How do you use technology to carry out face to face client work? This is a question that I regularly ask organisations I meet. There seems to be a stark difference in approach between those services provided directly by the public sector and smaller voluntary and community sector organisations. Whilst some in the NHS have embraced the use of tablets and laptops, when managing client records, (but by no means all) this doesn’t seem to be the case in the wider sector.

The number of organisations that rely on paper forms to record client data is still significant.

With many organisations, it seems to be basic perception of the cost involved in buy things like tablets. There is a cost to an organisation in buying staff tablets or laptops, but I think consideration needs to be given to the cost of not doing so.

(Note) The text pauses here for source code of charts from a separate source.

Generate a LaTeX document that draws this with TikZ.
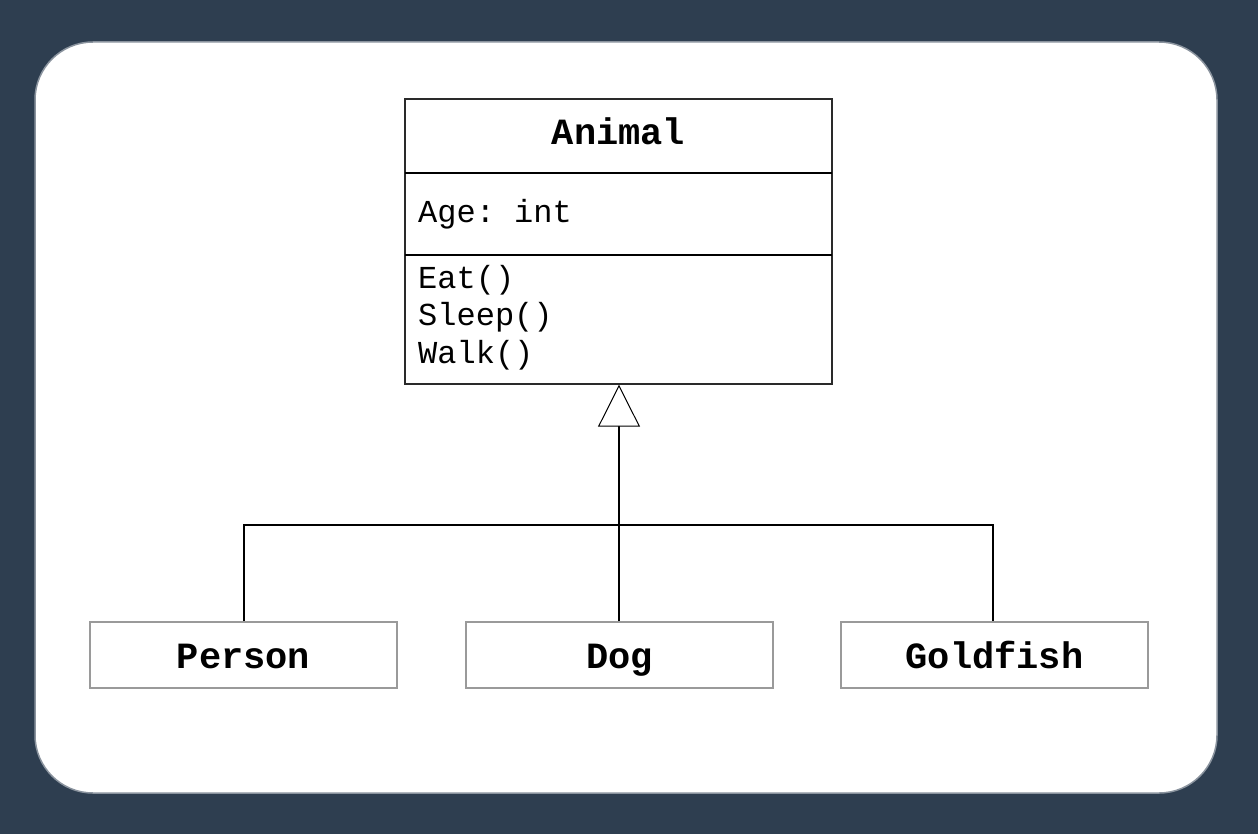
\documentclass[tikz,border=0pt]{standalone}
\usepackage{fontspec}
\setmonofont{Liberation Mono}
\usetikzlibrary{arrows.meta}
\definecolor{navy}{HTML}{2E3E50}
\definecolor{cardedge}{HTML}{8A939E}
\definecolor{boxedge}{HTML}{9A9A9A}
\definecolor{classedge}{HTML}{2A2A2A}
\tikzset{
  classbox/.style={draw=classedge, line width=1.4pt, fill=white, minimum width=427pt, minimum height=285pt, inner sep=0pt},
  childbox/.style={draw=boxedge, line width=2pt, fill=white, minimum width=307pt, minimum height=66pt, inner sep=0pt},
  titletext/.style={font=\ttfamily\bfseries\fontsize{37}{40}\selectfont, anchor=base, inner sep=0pt},
  membertext/.style={font=\ttfamily\fontsize{32}{37}\selectfont, anchor=base west, inner sep=0pt},
  divider/.style={draw=black, line width=1.8pt},
  link/.style={draw=black, line width=2pt},
}
\begin{document}
\begin{tikzpicture}[x=1pt, y=-1pt]
  % page background and card
  \fill[navy] (0,0) rectangle (1258,834);
  \useasboundingbox (0,0) rectangle (1258,834);
  \draw[cardedge, line width=1.5pt, fill=white, rounded corners=58pt] (35,42) rectangle (1217,793);

  % Animal class
  \node[classbox] (animal) at (618.5,241.5) {};
  \draw[divider] (405,173) -- (832,173);
  \draw[divider] (405,255) -- (832,255);
  \node[titletext] (animaltitle) at (618.5,145) {Animal};
  \node[membertext] (age) at (418,223) {Age: int};
  \node[membertext] (eat) at (418,289) {Eat()};
  \node[membertext] (sleep) at (418,326) {Sleep()};
  \node[membertext] (walk) at (418,363) {Walk()};

  % subclasses
  \node[childbox] (person) at (243.5,655) {};
  \node[childbox] (dog) at (619.5,655) {};
  \node[childbox] (goldfish) at (994.5,655) {};
  \node[titletext] (personlabel) at (243.5,668) {Person};
  \node[titletext] (doglabel) at (619.5,668) {Dog};
  \node[titletext] (goldfishlabel) at (994.5,668) {Goldfish};

  % generalisation connectors
  \coordinate (bus) at (619,525);
  \draw[link] (person.north -| 244,0) |- (bus) -| (goldfish.north -| 993,0);
  \draw[link, -{Triangle[open, length=42pt, width=42pt, fill=white, line width=1pt]}]
    (dog.north -| bus) -- (animal.south -| bus);
\end{tikzpicture}
\end{document}
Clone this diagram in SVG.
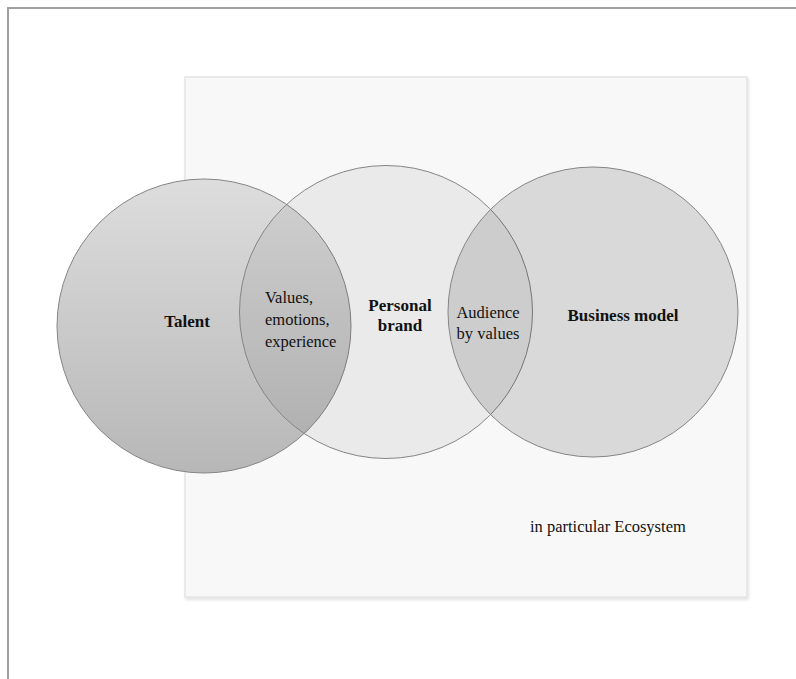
<svg xmlns="http://www.w3.org/2000/svg" width="796" height="679" viewBox="0 0 796 679">
  <defs>
    <linearGradient id="gTalent" x1="0" y1="0" x2="0" y2="1">
      <stop offset="0" stop-color="#dddddd"/>
      <stop offset="1" stop-color="#b7b7b7"/>
    </linearGradient>
    <filter id="shadow" x="-5%" y="-5%" width="110%" height="110%">
      <feDropShadow dx="1" dy="2" stdDeviation="1.5" flood-color="#000" flood-opacity="0.12"/>
    </filter>
  </defs>
  <style>
    .circle { stroke: #858585; stroke-width: 1; }
    .lbl { font-family: "Liberation Serif", "Times New Roman", serif; font-size: 16.5px; fill: #111; }
    .bold { font-weight: bold; }
  </style>
  <rect x="0" y="0" width="796" height="679" fill="#fff"/>
  <g id="frame">
    <path d="M8 679 V8 H796" fill="none" stroke="#a0a0a0" stroke-width="2"/>
  </g>
  <g id="ecosystem">
    <rect x="185" y="77" width="562" height="520" fill="#f8f8f8" stroke="#e4e4e4" stroke-width="1.5" filter="url(#shadow)"/>
    <text class="lbl" x="530" y="532" style="font-size:16.5px">in particular Ecosystem</text>
  </g>
  <g id="talent">
    <circle class="circle" cx="204" cy="326" r="147" fill="url(#gTalent)"/>
  </g>
  <g id="personal-brand">
    <circle class="circle" cx="386" cy="312" r="146.5" fill="#000" fill-opacity="0.055"/>
  </g>
  <g id="business-model">
    <circle class="circle" cx="593" cy="312" r="145" fill="#000" fill-opacity="0.12"/>
  </g>
  <g id="labels">
    <text class="lbl bold" x="187" y="327" text-anchor="middle" style="font-size:17px">Talent</text>
    <text class="lbl" x="265" y="303">Values,</text>
    <text class="lbl" x="265" y="325">emotions,</text>
    <text class="lbl" x="265" y="347">experience</text>
    <text class="lbl bold" x="400" y="311" text-anchor="middle" style="font-size:17px">Personal</text>
    <text class="lbl bold" x="400" y="331" text-anchor="middle" style="font-size:17px">brand</text>
    <text class="lbl" x="488" y="318" text-anchor="middle">Audience</text>
    <text class="lbl" x="488" y="339" text-anchor="middle">by values</text>
    <text class="lbl bold" x="623" y="321" text-anchor="middle" style="font-size:17px">Business model</text>
  </g>
</svg>
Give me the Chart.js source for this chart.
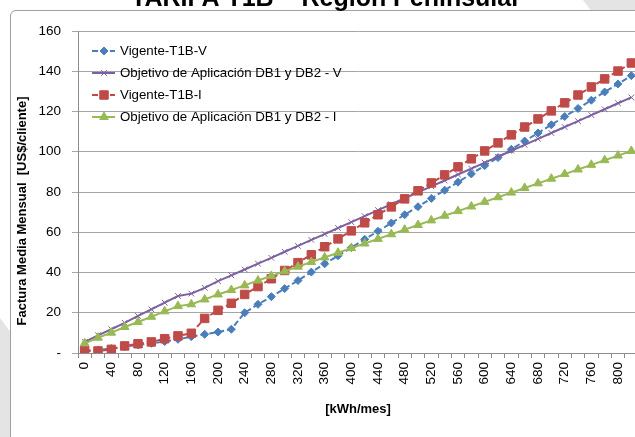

There seems to be two different methods of using paper forms to manage clients. The method used by many organisations is to record client details on paper in a face to face session, then the details are subsequently entered onto a data system, by either the same worker or an admin worker. There are still some organisation solely using paper records, but anecdotally these are rare.

There are several costs associated with working in this way: –

Time – transferring data from a paper form to an electronic system needs to be done by someone. That person needs to be paid to do it.
Error – Transferring data from a handwritten form to an electronic system will result in some form of error occurring in the data. Nobody is perfect and handwriting is hard to read.
Security – Completed forms need to be either stored somewhere or securely destroyed. Both have a cost. There are data protection implications for handwritten client records just as there are for electronic records.

Just to make a point I’ll try and break the time cost down with some made up maths. I will use some very conservative assumptions to make this point, all of which are probably disputable, but hopefully because they are on the low side.

If a member of staff sees three clients in a day, then they will generate some paperwork. If this paperwork must be subsequently added onto an electronic system, then this is where costs begin to build up.

Let’s assume that each client generates five minutes of data inputting. At an average typing speed this is 200 words. In a day, fifteen minutes of work is generated transferring data from one medium to another.
If the data entry is carried out by someone paid at the minimum wage, then that is a cost of about £1.80 per day. On average, people work 262 days a year, which creates an annual data entry burden of £471 per member of staff. These costs go up if a member of staff sees more than three clients a day, if the member of staff doing data entry is paid more than the minimum wage and if more than 200 words of notes are taken for a client.

The question that an organisation needs to address is whether this costs can be reduced through buying some technology.

Through talking to different organisations I think there is a perception that the cost of technology is exclusively at the premium end of the market with things like the iPad. We don’t sell tablets or laptops but through some searching I think that organisations can make significant savings investing in technology for staff.

For example there are many tablets on the market that cost under £200. There is a significant growth in laptops under £200.

If we use the estimated figure of £471 as a baseline, then buying one member of staff a laptop, to work with clients, could save your organisation £271 in the first year and £471 per year, for the life of the machine. If the savings are greater, in the first year, than the cost, then it seems something worth considering.

There will be implications for how sessions with clients work, but there are opportunities to implement new ways of recording information that don’t rely on writing down large amounts of information.

Is this the sort of cost analysis something that your organisation has done?